The Body’s Response to Dreamlike Imagery
Even before the mind interprets it, the body responds to shadow and glow. Soft darkness slows perception, loosens the breath, and creates spaciousness. Glow focuses attention, adds warmth, and sharpens sensation. This somatic reaction mirrors what happens in dreaming: the body feels the emotional truth of the dream even when the mind cannot decipher it. In my atmospheric compositions, I try to preserve this embodied quality—art that is not only seen but felt, like a memory half-remembered or an intuition forming beneath the surface.

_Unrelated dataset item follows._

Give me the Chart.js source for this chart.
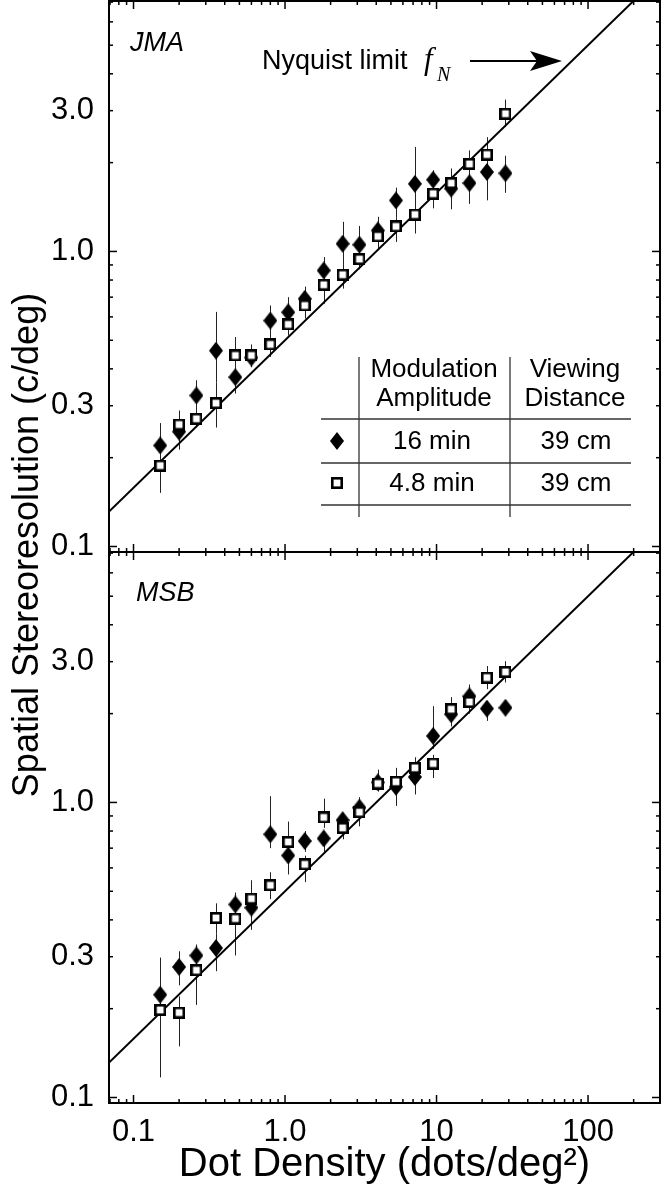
<!DOCTYPE html>
<html>
<head>
<meta charset="utf-8">
<script src="https://cdn.jsdelivr.net/npm/chart.js@4.4.1/dist/chart.umd.min.js"></script>
<style>
  html, body { margin: 0; padding: 0; background: #fff; }
  #wrap { position: relative; width: 663px; height: 1199px; }
  canvas { position: absolute; left: 0; top: 0; }
</style>
</head>
<body>
<div id="wrap">
  <canvas id="topPanel" width="663" height="1199"></canvas>
  <canvas id="bottomPanel" width="663" height="1199"></canvas>
</div>
<script>
// dot density (dots/deg^2), shared by both observers
var density = [0.15, 0.2, 0.26, 0.35, 0.47, 0.6, 0.8, 1.05, 1.35, 1.8, 2.4, 3.1, 4.1, 5.4, 7.2, 9.5, 12.5, 16.5, 21.5, 28.5];

// JMA, 16 min (filled diamonds)
var jmaDiamond   = [0.220, 0.245, 0.325, 0.461, 0.375, 0.437, 0.583, 0.622, 0.691, 0.862, 1.062, 1.054, 1.178, 1.489, 1.695, 1.75, 1.633, 1.705, 1.858, 1.84];
var jmaDiamondLo = [0.185, 0.215, 0.29, 0.36, 0.33, 0.41, 0.50, 0.56, 0.62, 0.78, 0.90, 0.91, 1.06, 1.30, 1.15, 1.55, 1.39, 1.45, 1.49, 1.58];
var jmaDiamondHi = [0.262, 0.28, 0.366, 0.624, 0.42, 0.47, 0.656, 0.70, 0.76, 0.957, 1.26, 1.22, 1.31, 1.645, 2.26, 1.885, 1.91, 1.95, 2.44, 2.11];
// JMA, 4.8 min (open squares)
var jmaSquare    = [0.188, 0.259, 0.271, 0.306, 0.444, 0.444, 0.484, 0.566, 0.656, 0.771, 0.834, 0.942, 1.125, 1.216, 1.334, 1.57, 1.705, 1.98, 2.13, 2.93];
var jmaSquareLo  = [0.152, 0.213, 0.255, 0.253, 0.40, 0.405, 0.439, 0.519, 0.592, 0.665, 0.748, 0.87, 1.02, 1.077, 1.2, 1.40, 1.5, 1.75, 1.9, 2.64];
var jmaSquareHi  = [0.215, 0.289, 0.29, 0.36, 0.513, 0.484, 0.52, 0.60, 0.70, 0.84, 0.9, 1.0, 1.2, 1.3, 1.45, 1.7, 1.85, 2.2, 2.35, 3.27];

// MSB, 16 min
var msbDiamond   = [0.223, 0.277, 0.303, 0.321, 0.451, 0.44, 0.78, 0.661, 0.74, 0.755, 0.871, 0.96, 1.17, 1.13, 1.22, 1.68, 1.99, 2.29, 2.08, 2.094];
var msbDiamondLo = [0.19, 0.24, 0.28, 0.268, 0.42, 0.37, 0.70, 0.57, 0.68, 0.68, 0.80, 0.88, 1.09, 0.973, 1.064, 1.52, 1.81, 2.07, 1.89, 1.97];
var msbDiamondHi = [0.298, 0.313, 0.33, 0.36, 0.495, 0.47, 1.05, 0.86, 0.80, 0.80, 0.92, 1.04, 1.29, 1.31, 1.42, 2.12, 2.27, 2.51, 2.2, 2.2];
// MSB, 4.8 min
var msbSquare    = [0.198, 0.194, 0.27, 0.406, 0.404, 0.472, 0.524, 0.735, 0.617, 0.89, 0.82, 0.927, 1.159, 1.175, 1.31, 1.355, 2.07, 2.19, 2.65, 2.77];
var msbSquareLo  = [0.117, 0.149, 0.206, 0.36, 0.303, 0.44, 0.47, 0.68, 0.537, 0.82, 0.75, 0.83, 1.09, 1.10, 1.2, 1.21, 1.9, 2.0, 2.42, 2.55];
var msbSquareHi  = [0.22, 0.22, 0.3, 0.455, 0.45, 0.545, 0.58, 0.86, 0.66, 1.03, 0.87, 1.04, 1.29, 1.25, 1.42, 1.45, 2.27, 2.4, 2.90, 3.01];

// Nyquist limit line end points
var nyquistX = [0.04, 400];
var nyquistY = [0.1, 10];

var xTicks = [0.1, 1, 10, 100];
var xTickLabels = ['0.1', '1.0', '10', '100'];
var yTicks = [0.1, 0.3, 1, 3];
var yTickLabels = ['0.1', '0.3', '1.0', '3.0'];

var SANS = '"Liberation Sans", Arial, sans-serif';

function makeDiamond() {
  var c = document.createElement('canvas');
  c.width = 14; c.height = 18;
  var g = c.getContext('2d');
  g.fillStyle = '#000';
  g.beginPath();
  g.moveTo(7, 0); g.lineTo(14, 9); g.lineTo(7, 18); g.lineTo(0, 9);
  g.closePath();
  g.fill();
  return c;
}
function makeSquare() {
  var c = document.createElement('canvas');
  c.width = 12; c.height = 12;
  var g = c.getContext('2d');
  g.fillStyle = '#fff';
  g.fillRect(1, 1, 10, 10);
  g.strokeStyle = '#000';
  g.lineWidth = 2.6;
  g.strokeRect(1.3, 1.3, 9.4, 9.4);
  return c;
}
var diamondImg = makeDiamond();
var squareImg = makeSquare();

function points(xs, ys) {
  return xs.map(function (x, i) { return { x: x, y: ys[i] }; });
}

function errPlugin(sets) {
  return {
    id: 'errbars',
    beforeDatasetsDraw: function (chart) {
      var ctx = chart.ctx, xs = chart.scales.x, ys = chart.scales.y;
      ctx.save();
      ctx.strokeStyle = '#222';
      ctx.lineWidth = 1;
      sets.forEach(function (s) {
        for (var i = 0; i < density.length; i++) {
          var px = Math.round(xs.getPixelForValue(density[i])) + 0.5;
          ctx.beginPath();
          ctx.moveTo(px, ys.getPixelForValue(s.lo[i]));
          ctx.lineTo(px, ys.getPixelForValue(s.hi[i]));
          ctx.stroke();
        }
      });
      ctx.restore();
    }
  };
}

var framePlugin = {
  id: 'frame',
  afterDatasetsDraw: function (chart) {
    var a = chart.chartArea, ctx = chart.ctx, xs = chart.scales.x, ys = chart.scales.y;
    ctx.save();
    ctx.strokeStyle = '#000';
    ctx.lineWidth = 1.5;
    function seg(x1, y1, x2, y2) { ctx.beginPath(); ctx.moveTo(x1, y1); ctx.lineTo(x2, y2); ctx.stroke(); }
    for (var d = -2; d <= 3; d++) {
      for (var m = 1; m <= 9; m++) {
        var v = m * Math.pow(10, d);
        var len = m === 1 ? 8 : 4;
        if (v >= xs.min && v <= xs.max) {
          var px = xs.getPixelForValue(v);
          seg(px, a.bottom, px, a.bottom - len);
          seg(px, a.top, px, a.top + len);
        }
        if (v >= ys.min && v <= ys.max) {
          var py = ys.getPixelForValue(v);
          seg(a.left, py, a.left + len, py);
          seg(a.right, py, a.right - len, py);
        }
      }
    }
    ctx.lineWidth = 2;
    ctx.strokeRect(a.left, a.top, a.right - a.left, a.bottom - a.top);
    ctx.restore();
  }
};

var topText = {
  id: 'topText',
  afterDraw: function (chart) {
    var ctx = chart.ctx;
    ctx.save();
    ctx.fillStyle = '#000';
    ctx.strokeStyle = '#000';
    ctx.textBaseline = 'middle';

    ctx.font = 'italic 27px ' + SANS;
    ctx.textAlign = 'left';
    ctx.fillText('JMA', 130, 43);

    // Nyquist label and arrow
    ctx.textBaseline = 'alphabetic';
    ctx.font = '27px ' + SANS;
    ctx.fillText('Nyquist limit', 262, 69);
    ctx.font = 'italic 31px "Liberation Serif", "Times New Roman", serif';
    ctx.fillText('f', 424, 69);
    ctx.font = 'italic 20px "Liberation Serif", "Times New Roman", serif';
    ctx.fillText('N', 437, 81);
    ctx.lineWidth = 2;
    ctx.beginPath(); ctx.moveTo(470, 61); ctx.lineTo(540, 61); ctx.stroke();
    ctx.beginPath();
    ctx.moveTo(562, 61); ctx.lineTo(530, 51); ctx.lineTo(537, 61); ctx.lineTo(530, 71);
    ctx.closePath(); ctx.fill();

    // legend table
    ctx.lineWidth = 1.3;
    ctx.strokeStyle = '#333';
    [[359, 357, 359, 517], [510, 357, 510, 517], [321, 419, 631, 419], [321, 463, 631, 463], [321, 505, 631, 505]].forEach(function (l) {
      ctx.beginPath(); ctx.moveTo(l[0], l[1]); ctx.lineTo(l[2], l[3]); ctx.stroke();
    });
    ctx.font = '26px ' + SANS;
    ctx.textAlign = 'center';
    ctx.textBaseline = 'middle';
    ctx.fillText('Modulation', 434, 370);
    ctx.fillText('Amplitude', 434, 399);
    ctx.fillText('Viewing', 575, 370);
    ctx.fillText('Distance', 575, 399);
    ctx.fillText('16 min', 432, 442);
    ctx.fillText('39 cm', 576, 442);
    ctx.fillText('4.8 min', 432, 484);
    ctx.fillText('39 cm', 576, 484);
    ctx.drawImage(diamondImg, 337 - 7, 441 - 9);
    ctx.drawImage(squareImg, 337 - 6, 483 - 6);

    // shared y-axis title
    ctx.translate(28, 545);
    ctx.rotate(-Math.PI / 2);
    ctx.font = '36px ' + SANS;
    ctx.fillText('Spatial Stereoresolution (c/deg)', 0, 0);
    ctx.restore();
  }
};

var bottomText = {
  id: 'bottomText',
  afterDraw: function (chart) {
    var ctx = chart.ctx;
    ctx.save();
    ctx.fillStyle = '#000';
    ctx.textBaseline = 'middle';
    ctx.font = 'italic 27px ' + SANS;
    ctx.fillText('MSB', 136, 593);
    ctx.restore();
  }
};

function buildPanel(canvasId, padTop, padBottom, sq, sqLo, sqHi, dm, dmLo, dmHi, showX, textPlugin) {
  var ctx = document.getElementById(canvasId).getContext('2d');
  return new Chart(ctx, {
    type: 'scatter',
    data: {
      datasets: [
        { label: '4.8 min', data: points(density, sq), pointStyle: squareImg, pointRadius: 6 },
        { label: '16 min', data: points(density, dm), pointStyle: diamondImg, pointRadius: 8 },
        { label: 'Nyquist limit', type: 'line', data: points(nyquistX, nyquistY), showLine: true,
          borderColor: '#000', borderWidth: 2, pointRadius: 0, fill: false }
      ]
    },
    options: {
      responsive: false,
      animation: false,
      devicePixelRatio: 1,
      layout: { autoPadding: false, padding: { left: 0, right: 3, top: padTop, bottom: padBottom } },
      plugins: { legend: { display: false }, tooltip: { enabled: false } },
      scales: {
        x: {
          type: 'logarithmic', min: 0.0689, max: 298.5, display: showX,
          grid: { display: false }, border: { display: false },
          afterBuildTicks: function (s) { s.ticks = xTicks.map(function (v) { return { value: v }; }); },
          ticks: {
            autoSkip: false, maxRotation: 0, padding: 6, color: '#000',
            font: { family: SANS, size: 31, lineHeight: 1 },
            callback: function (v, i) { return xTickLabels[i]; }
          },
          title: {
            display: showX, text: 'Dot Density (dots/deg²)', color: '#000',
            font: { family: SANS, size: 40, lineHeight: 1 }, padding: { top: 0, bottom: 14 }
          },
          afterFit: function (s) {
            if (showX) s.height = 96;
            s.paddingLeft = 0; s.paddingRight = 0;
          }
        },
        y: {
          type: 'logarithmic', min: 0.0958, max: 7.06,
          grid: { display: false }, border: { display: false },
          afterBuildTicks: function (s) { s.ticks = yTicks.map(function (v) { return { value: v }; }); },
          ticks: {
            padding: 7, color: '#000',
            font: { family: SANS, size: 31, lineHeight: 1 },
            callback: function (v, i) { return yTickLabels[i]; }
          },
          afterFit: function (s) {
            s.width = 109;
            s.paddingTop = 0; s.paddingBottom = 0;
          }
        }
      }
    },
    plugins: [errPlugin([{ lo: sqLo, hi: sqHi }, { lo: dmLo, hi: dmHi }]), framePlugin, textPlugin]
  });
}

buildPanel('topPanel', 1, 647, jmaSquare, jmaSquareLo, jmaSquareHi, jmaDiamond, jmaDiamondLo, jmaDiamondHi, false, topText);
buildPanel('bottomPanel', 552, 0, msbSquare, msbSquareLo, msbSquareHi, msbDiamond, msbDiamondLo, msbDiamondHi, true, bottomText);
</script>
</body>
</html>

When Art Becomes a Dreaming Space
Dreamlike posters and symbolic prints create their own emotional climate. They invite the viewer into a quieter state of mind, one in which ambiguity is welcome and meaning arises slowly. Shadow gives permission to rest; glow gives permission to awaken. Botanical figures act as emissaries of the subconscious, bridging the gap between inner and outer worlds. In this space, art becomes less a depiction and more a threshold—a place where the emotional language of dreams can continue speaking into waking life.

The Quiet Message of Shadow and Glow
Ultimately, shadow and glow mimic dreams because they emerge from the same psychological terrain. They whisper rather than declare. They reveal through suggestion rather than certainty. They allow emotion to breathe.
By weaving these elements together, I aim to create works that feel like a continuation of the dream-state—where symbols move softly, where intuition lights its own path, and where the subconscious is allowed to speak in the language it knows best: light against darkness, darkness holding light.